------ DATA LINES
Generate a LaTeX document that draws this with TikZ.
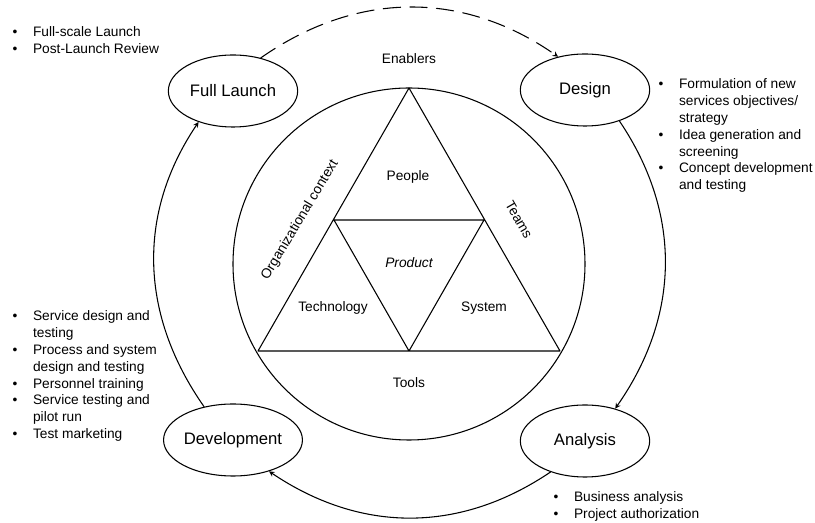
\documentclass[tikz,border=0pt]{standalone}
\usepackage{fontspec}
\setmainfont{Liberation Sans}
\usetikzlibrary{shapes.geometric}
\newcommand{\bul}{\makebox[15.4pt][l]{\textbullet}}
\begin{document}
\begin{tikzpicture}[x=0.75pt,y=0.75pt,line join=round,line cap=round,>=stealth,line width=0.8pt,
    stage/.style={draw,ellipse,minimum width=97pt,minimum height=54pt,inner sep=0pt,font=\fontsize{12.5}{15}\selectfont},
    lab/.style={font=\fontsize{10.3}{12.6}\selectfont,inner sep=0pt},
    blist/.style={lab,anchor=base west}]
    \useasboundingbox (0,0) rectangle (815,-523);
    \path 
    (409,-264) coordinate (O)
    (409,-88) coordinate (A)
    (258,-351) coordinate (B)
    (560,-351) coordinate (C)
    (334,-220) coordinate (D)
    (484,-220) coordinate (E)
    (409,-351) coordinate (F)
    ;
    \draw (O) circle (176);
    \draw (A)--(B)--(C)--cycle
    (D)--(E)--(F)--cycle
    ;
    % labels inside and round the wheel
    \foreach \x/\y/\t in {409/-64/Enablers,408/-181/People,333/-312/Technology,484/-312/System,409/-388/Tools}
    \node[lab,anchor=base] at (\x,\y) {\t};
    \node[lab,anchor=base] at (409,-268) {\itshape Product};
    \node[lab,rotate=59] at (300,-220) {Organizational context};
    \node[lab,rotate=-60] at (519,-220) {Teams};
    % stages
    \node[stage] (full) at (233,-91) {Full Launch};
    \node[stage] (design) at (585,-90) {Design};
    \node[stage] (analysis) at (585,-441) {Analysis};
    \node[stage] (devel) at (233,-440) {Development};
    \draw[->,dash pattern=on 13pt off 7pt] (full.50) to[out=35,in=145] (design.129);
    \draw[->] (design.-42) to[out=-56,in=55] (analysis.47);
    \draw[->] (analysis.222) to[out=-146,in=-34] (devel.-41);
    \draw[->] (devel.131) to[out=125,in=-124] (full.-138);
    % lists
    \node[blist] at (12,-37) {\begin{tabular}[t]{@{}l@{}l@{}}
        \bul&Full-scale Launch\\
        \bul&Post-Launch Review
    \end{tabular}};
    \node[blist] at (658,-89) {\begin{tabular}[t]{@{}l@{}l@{}}
        \bul&Formulation of new\\
        &services objectives/\\
        &strategy\\
        \bul&Idea generation and\\
        &screening\\
        \bul&Concept development\\
        &and testing
    \end{tabular}};
    \node[blist] at (12,-321) {\begin{tabular}[t]{@{}l@{}l@{}}
        \bul&Service design and\\
        &testing\\
        \bul&Process and system\\
        &design and testing\\
        \bul&Personnel training\\
        \bul&Service testing and\\
        &pilot run\\
        \bul&Test marketing
    \end{tabular}};
    \node[blist] at (553,-502) {\begin{tabular}[t]{@{}l@{}l@{}}
        \bul&Business analysis\\
        \bul&Project authorization
    \end{tabular}};
\end{tikzpicture}
\end{document}
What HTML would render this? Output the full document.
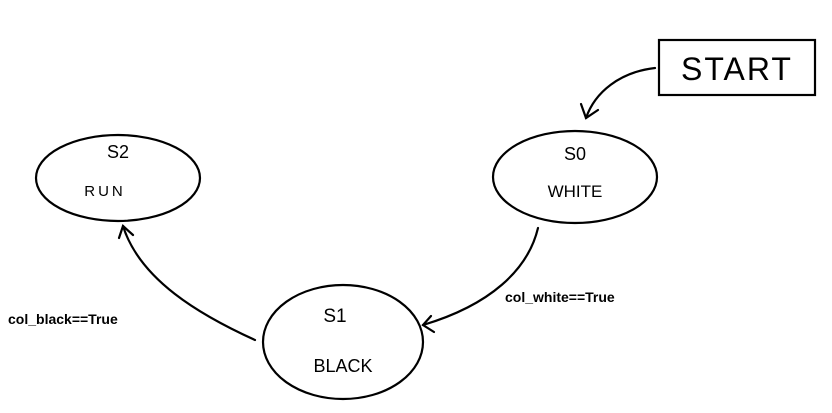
<!DOCTYPE html>
<html><head><style>body{margin:0;background:#fff}svg{display:block}text{font-family:"Liberation Sans",sans-serif;fill:#000}</style></head>
<body>
<svg width="832" height="413" viewBox="0 0 832 413" xmlns="http://www.w3.org/2000/svg" fill="none" stroke="#000" stroke-width="2.2" stroke-linecap="round">
<rect x="659" y="40" width="156" height="55"/>
<text x="737" y="80" font-size="32" text-anchor="middle" stroke="none" letter-spacing="2">START</text>
<path d="M655 68 C620 72 595 92 586 118"/>
<path d="M581 104 L586 118 L598 110"/>
<ellipse cx="575" cy="177" rx="82" ry="46"/>
<text x="575" y="160" font-size="18" text-anchor="middle" stroke="none">S0</text>
<text x="575" y="197" font-size="17" text-anchor="middle" stroke="none">WHITE</text>
<ellipse cx="118" cy="178" rx="82" ry="43"/>
<text x="118" y="158" font-size="18" text-anchor="middle" stroke="none">S2</text>
<text x="105" y="196" font-size="15" text-anchor="middle" stroke="none" letter-spacing="3">RUN</text>
<ellipse cx="343" cy="342" rx="80" ry="57"/>
<text x="335" y="322" font-size="19" text-anchor="middle" stroke="none">S1</text>
<text x="343" y="372" font-size="18" text-anchor="middle" stroke="none">BLACK</text>
<path d="M538 228 C528 270 490 305 423 325"/>
<path d="M431 316 L423 325 L434 332"/>
<text x="505" y="302" font-size="14" font-weight="bold" stroke="none">col_white==True</text>
<path d="M255 340 C200 315 140 280 123 226"/>
<path d="M119 238 L123 226 L133 235"/>
<text x="8" y="324" font-size="14" font-weight="bold" stroke="none">col_black==True</text>
</svg>
</body></html>
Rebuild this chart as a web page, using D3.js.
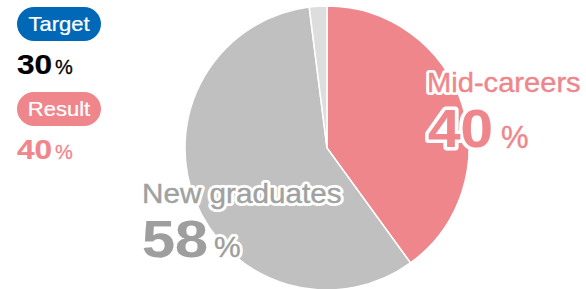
------------
# OBJECTIVE
Pictures in the records must not appear in the copy; transcribe everything else precisely.

# SOLUTION TO THIS EXERCISE
Generate a LaTeX document that draws this with TikZ.
\documentclass[tikz,border=0pt]{standalone}
\usepackage{fontspec}
\setmainfont{Liberation Sans}
\usetikzlibrary{shapes.geometric}
\newcommand{\bul}{\makebox[15.4pt][l]{\textbullet}}
\begin{document}
\begin{tikzpicture}[x=0.75pt,y=0.75pt,line join=round,line cap=round,>=stealth,line width=0.8pt,
    stage/.style={draw,ellipse,minimum width=97pt,minimum height=54pt,inner sep=0pt,font=\fontsize{12.5}{15}\selectfont},
    lab/.style={font=\fontsize{10.3}{12.6}\selectfont,inner sep=0pt},
    blist/.style={lab,anchor=base west}]
    \useasboundingbox (0,0) rectangle (815,-523);
    \path 
    (409,-264) coordinate (O)
    (409,-88) coordinate (A)
    (258,-351) coordinate (B)
    (560,-351) coordinate (C)
    (334,-220) coordinate (D)
    (484,-220) coordinate (E)
    (409,-351) coordinate (F)
    ;
    \draw (O) circle (176);
    \draw (A)--(B)--(C)--cycle
    (D)--(E)--(F)--cycle
    ;
    % labels inside and round the wheel
    \foreach \x/\y/\t in {409/-64/Enablers,408/-181/People,333/-312/Technology,484/-312/System,409/-388/Tools}
    \node[lab,anchor=base] at (\x,\y) {\t};
    \node[lab,anchor=base] at (409,-268) {\itshape Product};
    \node[lab,rotate=59] at (300,-220) {Organizational context};
    \node[lab,rotate=-60] at (519,-220) {Teams};
    % stages
    \node[stage] (full) at (233,-91) {Full Launch};
    \node[stage] (design) at (585,-90) {Design};
    \node[stage] (analysis) at (585,-441) {Analysis};
    \node[stage] (devel) at (233,-440) {Development};
    \draw[->,dash pattern=on 13pt off 7pt] (full.50) to[out=35,in=145] (design.129);
    \draw[->] (design.-42) to[out=-56,in=55] (analysis.47);
    \draw[->] (analysis.222) to[out=-146,in=-34] (devel.-41);
    \draw[->] (devel.131) to[out=125,in=-124] (full.-138);
    % lists
    \node[blist] at (12,-37) {\begin{tabular}[t]{@{}l@{}l@{}}
        \bul&Full-scale Launch\\
        \bul&Post-Launch Review
    \end{tabular}};
    \node[blist] at (658,-89) {\begin{tabular}[t]{@{}l@{}l@{}}
        \bul&Formulation of new\\
        &services objectives/\\
        &strategy\\
        \bul&Idea generation and\\
        &screening\\
        \bul&Concept development\\
        &and testing
    \end{tabular}};
    \node[blist] at (12,-321) {\begin{tabular}[t]{@{}l@{}l@{}}
        \bul&Service design and\\
        &testing\\
        \bul&Process and system\\
        &design and testing\\
        \bul&Personnel training\\
        \bul&Service testing and\\
        &pilot run\\
        \bul&Test marketing
    \end{tabular}};
    \node[blist] at (553,-502) {\begin{tabular}[t]{@{}l@{}l@{}}
        \bul&Business analysis\\
        \bul&Project authorization
    \end{tabular}};
\end{tikzpicture}
\end{document}
What HTML would render this? Output the full document.
<!DOCTYPE html>
<html><head><style>body{margin:0;background:#fff}svg{display:block}text{font-family:"Liberation Sans",sans-serif;fill:#000}</style></head>
<body>
<svg width="832" height="413" viewBox="0 0 832 413" xmlns="http://www.w3.org/2000/svg" fill="none" stroke="#000" stroke-width="2.2" stroke-linecap="round">
<rect x="659" y="40" width="156" height="55"/>
<text x="737" y="80" font-size="32" text-anchor="middle" stroke="none" letter-spacing="2">START</text>
<path d="M655 68 C620 72 595 92 586 118"/>
<path d="M581 104 L586 118 L598 110"/>
<ellipse cx="575" cy="177" rx="82" ry="46"/>
<text x="575" y="160" font-size="18" text-anchor="middle" stroke="none">S0</text>
<text x="575" y="197" font-size="17" text-anchor="middle" stroke="none">WHITE</text>
<ellipse cx="118" cy="178" rx="82" ry="43"/>
<text x="118" y="158" font-size="18" text-anchor="middle" stroke="none">S2</text>
<text x="105" y="196" font-size="15" text-anchor="middle" stroke="none" letter-spacing="3">RUN</text>
<ellipse cx="343" cy="342" rx="80" ry="57"/>
<text x="335" y="322" font-size="19" text-anchor="middle" stroke="none">S1</text>
<text x="343" y="372" font-size="18" text-anchor="middle" stroke="none">BLACK</text>
<path d="M538 228 C528 270 490 305 423 325"/>
<path d="M431 316 L423 325 L434 332"/>
<text x="505" y="302" font-size="14" font-weight="bold" stroke="none">col_white==True</text>
<path d="M255 340 C200 315 140 280 123 226"/>
<path d="M119 238 L123 226 L133 235"/>
<text x="8" y="324" font-size="14" font-weight="bold" stroke="none">col_black==True</text>
</svg>
</body></html>
Rebuild this chart as a web page, using D3.js.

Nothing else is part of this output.